In the first order granting a permanent injunction, dated September 3, 1996, the trial court found
defendant’s zoning ordinance to be exclusionary, prohibited defendant from interfering with plaintiffs’
development, ordered the construction of the mobile home park “in accordance with a site plan to be
approved by the township,” limited the density of units to 3.7 per acre, ordered plaintiffs to construct
and maintain a sanitary disposal system that complied with all laws and regulations at their own expense,
ordered plaintiffs to construct and maintain a water line to supply water from the Detroit Water Board
Water System, and ordered plaintiffs to provide for the systematic integration of the development into
the community. Plaintiffs filed a motion for reconsideration claiming that the original order constituted
judicial zoning because it infringed on the exclusive authority granted to the Mobile Home Commission
by the MHCA to regulate mobile home developments. The trial court amended its original order and
eliminated every provision except those that restricted the density of the units and prohibited defendant
from interfering with the development. Also, it ordered compliance with all applicable laws and
“The most a court may do after declaring an existing zoning ordinance void as applied to certain
property is to find that the specific use contemplated by the owner is reasonable and may be permitted.”
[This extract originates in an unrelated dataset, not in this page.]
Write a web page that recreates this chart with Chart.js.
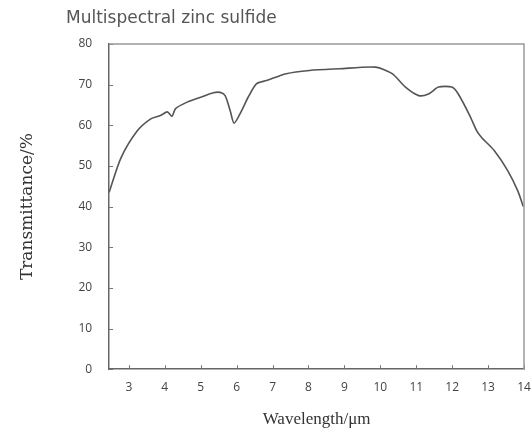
<!DOCTYPE html>
<html>
<head>
<meta charset="utf-8">
<script src="https://cdn.jsdelivr.net/npm/chart.js@4.4.1/dist/chart.umd.min.js"></script>
<style>
html,body{margin:0;padding:0;background:#fff;}
#wrap{position:relative;width:532px;height:436px;}
</style>
</head>
<body>
<div id="wrap"><canvas id="c" width="532" height="436"></canvas></div>
<script>
const wavelength = [2.45, 2.78, 3.24, 3.61, 3.88, 4.07, 4.2, 4.3, 4.62, 5.0, 5.35, 5.54, 5.68, 5.82, 5.93, 6.14, 6.32, 6.55, 6.83, 7.38, 8.03, 8.86, 9.87, 10.33, 10.7, 11.07, 11.34, 11.62, 11.99, 12.17, 12.49, 12.68, 12.82, 13.18, 13.55, 13.83, 13.98];
const transmittance = [43.5, 52, 58.7, 61.6, 62.4, 63.3, 62.2, 64.1, 65.7, 66.9, 68.0, 68.1, 67.3, 63.6, 60.5, 63.6, 66.9, 70.2, 71.0, 72.7, 73.5, 73.9, 74.3, 72.7, 69.4, 67.3, 67.7, 69.4, 69.4, 67.7, 62.4, 58.7, 57.0, 53.7, 48.8, 43.8, 40.0];
const xTicks = [3, 4, 5, 6, 7, 8, 9, 10, 11, 12, 13, 14];
const yTicks = [0, 10, 20, 30, 40, 50, 60, 70, 80];
const titleText = 'Multispectral zinc sulfide';
const xTitle = 'Wavelength/\u03bcm';
const yTitle = 'Transmittance/%';

const points = wavelength.map((x, i) => ({x: x, y: transmittance[i]}));

const decor = {
  id: 'decor',
  afterDatasetsDraw(chart) {
    const ctx = chart.ctx;
    const xs = chart.scales.x, ys = chart.scales.y;
    const a = chart.chartArea;
    ctx.save();
    ctx.strokeStyle = '#777';
    ctx.lineWidth = 1;
    ctx.beginPath();
    xTicks.forEach(v => {
      const px = Math.round(xs.getPixelForValue(v)) + 0.5;
      ctx.moveTo(px, a.bottom);
      ctx.lineTo(px, a.bottom - 4);
    });
    yTicks.forEach(v => {
      const py = Math.round(ys.getPixelForValue(v)) + 0.5;
      ctx.moveTo(a.left, py);
      ctx.lineTo(a.left + 4, py);
    });
    ctx.stroke();
    ctx.strokeStyle = '#999';
    ctx.lineWidth = 1.5;
    ctx.beginPath();
    ctx.moveTo(a.left, a.top);
    ctx.lineTo(a.right, a.top);
    ctx.lineTo(a.right, a.bottom);
    ctx.stroke();
    ctx.fillStyle = '#555';
    ctx.font = '17px "DejaVu Sans"';
    ctx.textBaseline = 'middle';
    ctx.textAlign = 'left';
    ctx.fillText(titleText, 66, 19);
    ctx.restore();
  }
};

new Chart(document.getElementById('c'), {
  type: 'line',
  data: {
    datasets: [{
      data: points,
      borderColor: '#555',
      borderWidth: 1.6,
      pointRadius: 0,
      tension: 0.25,
      fill: false
    }]
  },
  options: {
    responsive: false,
    animation: false,
    layout: {padding: {left: 17, right: 0, top: 44, bottom: 6}},
    plugins: {
      legend: {display: false},
      tooltip: {enabled: false},
      title: {display: false}
    },
    scales: {
      x: {
        type: 'linear',
        min: 2.45,
        max: 14,
        afterBuildTicks: s => { s.ticks = xTicks.map(v => ({value: v})); },
        afterFit: s => { s.paddingRight = 8; },
        grid: {display: false, drawTicks: false},
        border: {display: true, color: '#666', width: 1.5},
        ticks: {color: '#444', font: {family: 'Open Sans', size: 12}, padding: 11, maxRotation: 0},
        title: {display: true, text: xTitle, color: '#333', font: {family: 'Liberation Serif', size: 17}, padding: {top: 4, bottom: 0}}
      },
      y: {
        type: 'linear',
        min: 0,
        max: 80,
        afterBuildTicks: s => { s.ticks = yTicks.map(v => ({value: v})); },
        grid: {display: false, drawTicks: false},
        border: {display: true, color: '#666', width: 1.5},
        ticks: {color: '#444', font: {family: 'Open Sans', size: 12}, padding: 17},
        title: {display: true, text: yTitle, color: '#333', font: {family: 'DejaVu Serif', size: 17}, padding: {top: 0, bottom: 24}}
      }
    }
  },
  plugins: [decor]
});
</script>
</body>
</html>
Schwartz, supra at 328, quoting Fiore v Highland Park, 76 Ill App 2d 62, 76; 221 NE2d 323, 330
(1966), cert den 353 US 1084; 89 S Ct 867; 21 L Ed 2d 776 (1969). The Court in Schwartz held
that “[a]fter a zoning ordinance has been declared unconstitutional, in addition to that declaration, a
judge may provide relief in the form of a declaration that the plaintiff’s proposed use is reasonable . . .
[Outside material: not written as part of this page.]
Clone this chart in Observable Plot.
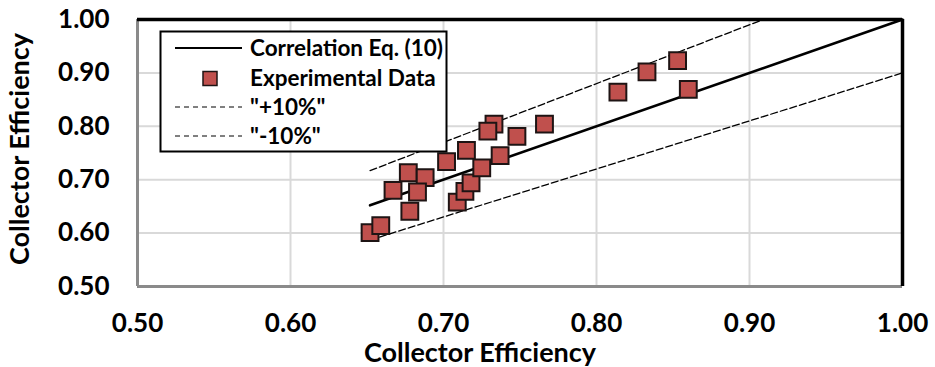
<!DOCTYPE html>
<html>
<head>
<meta charset="utf-8">
<script src="https://cdn.jsdelivr.net/npm/d3@7"></script>
<script src="https://cdn.jsdelivr.net/npm/@observablehq/plot@0.6"></script>
<style>
  body { margin: 0; background: #fff; }
  #wrap { position: relative; width: 935px; height: 367px; }
  #wrap svg { font-family: Lato, "Open Sans", sans-serif; }
</style>
</head>
<body>
<div id="wrap"></div>
<script>
// Experimental data (predicted vs measured collector efficiency)
const expX = [0.652, 0.659, 0.678, 0.667, 0.677, 0.688, 0.683, 0.702, 0.709, 0.714, 0.718,
              0.715, 0.725, 0.737, 0.733, 0.729, 0.748, 0.766, 0.814, 0.833, 0.853, 0.860];
const expY = [0.601, 0.614, 0.641, 0.680, 0.713, 0.704, 0.677, 0.734, 0.658, 0.678, 0.694,
              0.755, 0.722, 0.745, 0.804, 0.791, 0.781, 0.804, 0.864, 0.902, 0.923, 0.869];
// Correlation line and +/-10% bands (end points)
const corrX = [0.652, 1.0];
const corrY = [0.652, 1.0];
const plusX = [0.652, 0.909];
const plusY = [0.717, 1.0];
const minusX = [0.652, 1.0];
const minusY = [0.587, 0.9];
const ticks = [0.5, 0.6, 0.7, 0.8, 0.9, 1.0];
const gridTicks = [0.6, 0.7, 0.8, 0.9];
const legendLabels = ["Correlation Eq. (10)", "Experimental Data", "\"+10%\"", "\"-10%\""];

const pts = expX.map((x, i) => ({x, y: expY[i]}));
const toPts = (xs, ys) => xs.map((x, i) => ({x, y: ys[i]}));

const chart = Plot.plot({
  width: 935,
  height: 367,
  marginLeft: 137,
  marginRight: 33,
  marginTop: 19,
  marginBottom: 81,
  x: {domain: [0.5, 1.0]},
  y: {domain: [0.5, 1.0]},
  marks: [
    Plot.ruleX(gridTicks, {stroke: "#d9d9d9", strokeWidth: 2}),
    Plot.ruleY(gridTicks, {stroke: "#d9d9d9", strokeWidth: 2}),
    Plot.line(toPts(plusX, plusY), {x: "x", y: "y", stroke: "black", strokeWidth: 1.3, strokeDasharray: "7,3"}),
    Plot.line(toPts(minusX, minusY), {x: "x", y: "y", stroke: "black", strokeWidth: 1.3, strokeDasharray: "7,3"}),
    Plot.line(toPts(corrX, corrY), {x: "x", y: "y", stroke: "black", strokeWidth: 2.6}),
    Plot.dot(pts, {x: "x", y: "y", symbol: "square", r: 9.5, fill: "#c0504d", stroke: "#1e1414", strokeWidth: 2}),
    Plot.ruleX([0.5], {stroke: "#8a8a8a", strokeWidth: 3}),
    Plot.ruleY([0.5], {stroke: "#8a8a8a", strokeWidth: 3}),
    Plot.ruleX([1.0], {stroke: "black", strokeWidth: 3.5}),
    Plot.ruleY([1.0], {stroke: "black", strokeWidth: 3.5}),
    Plot.axisX(ticks, {tickSize: 0, tickPadding: 27, tickFormat: d3.format(".2f"), fontSize: 26, fontWeight: "bold", fill: "black", label: null}),
    Plot.axisY(ticks, {tickSize: 0, tickPadding: 28, tickFormat: d3.format(".2f"), fontSize: 26, fontWeight: "bold", fill: "black", label: null}),
    Plot.text(["Collector Efficiency"], {frameAnchor: "bottom", dx: -40, dy: 75, fontSize: 27, fontWeight: "bold", fill: "black"}),
    Plot.text(["Collector Efficiency"], {frameAnchor: "left", textAnchor: "middle", dx: -117, dy: -4, rotate: -90, fontSize: 27, fontWeight: "bold", fill: "black"})
  ]
});
document.getElementById("wrap").appendChild(chart);

// Legend overlay
const lg = d3.select("#wrap").append("svg")
  .attr("width", 290).attr("height", 124)
  .style("position", "absolute").style("left", "159px").style("top", "30px")
  .style("font-family", "Lato, 'Open Sans', sans-serif");
lg.append("rect").attr("x", 1.5).attr("y", 1.5).attr("width", 286).attr("height", 120)
  .attr("fill", "white").attr("stroke", "black").attr("stroke-width", 2);
const rows = [18, 48.5, 77, 106];
legendLabels.forEach((t, i) => {
  const y = rows[i];
  if (i === 0) lg.append("line").attr("x1", 16).attr("x2", 83).attr("y1", y).attr("y2", y).attr("stroke", "black").attr("stroke-width", 2);
  if (i === 1) lg.append("rect").attr("x", 44).attr("y", y - 7).attr("width", 14).attr("height", 14).attr("fill", "#c0504d").attr("stroke", "#1e1414").attr("stroke-width", 1.5);
  if (i >= 2) lg.append("line").attr("x1", 16).attr("x2", 83).attr("y1", y).attr("y2", y).attr("stroke", "black").attr("stroke-width", 1).attr("stroke-dasharray", "5,4");
  lg.append("text").attr("x", 91).attr("y", y).attr("dy", "0.35em").attr("font-size", 22.5).attr("font-weight", "bold").text(t);
});
</script>
</body>
</html>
and an injunction preventing the defendant from interfering with that use.” Id. at 329. To the extent that
the terms of the original order regulated the development, the order constituted impermissible judicial
zoning. Id. at 309. Therefore, palpable error existed justifying the trial court’s decision to vacate its
original order. Further, although we recognize that the MHCA vests the Mobile Home Commission with
authority to establish guidelines coordinating density, MCL 125.2305(1)(a); MSA 19.855(105)(1)(a),
the parties to this case stipulated that the density of the proposed development will not exceed 3.7 units
per acre. Therefore, to the extent that this agreement accords with the density guidelines promulgated
by the Mobile Home Commission, the stipulation should be enforced.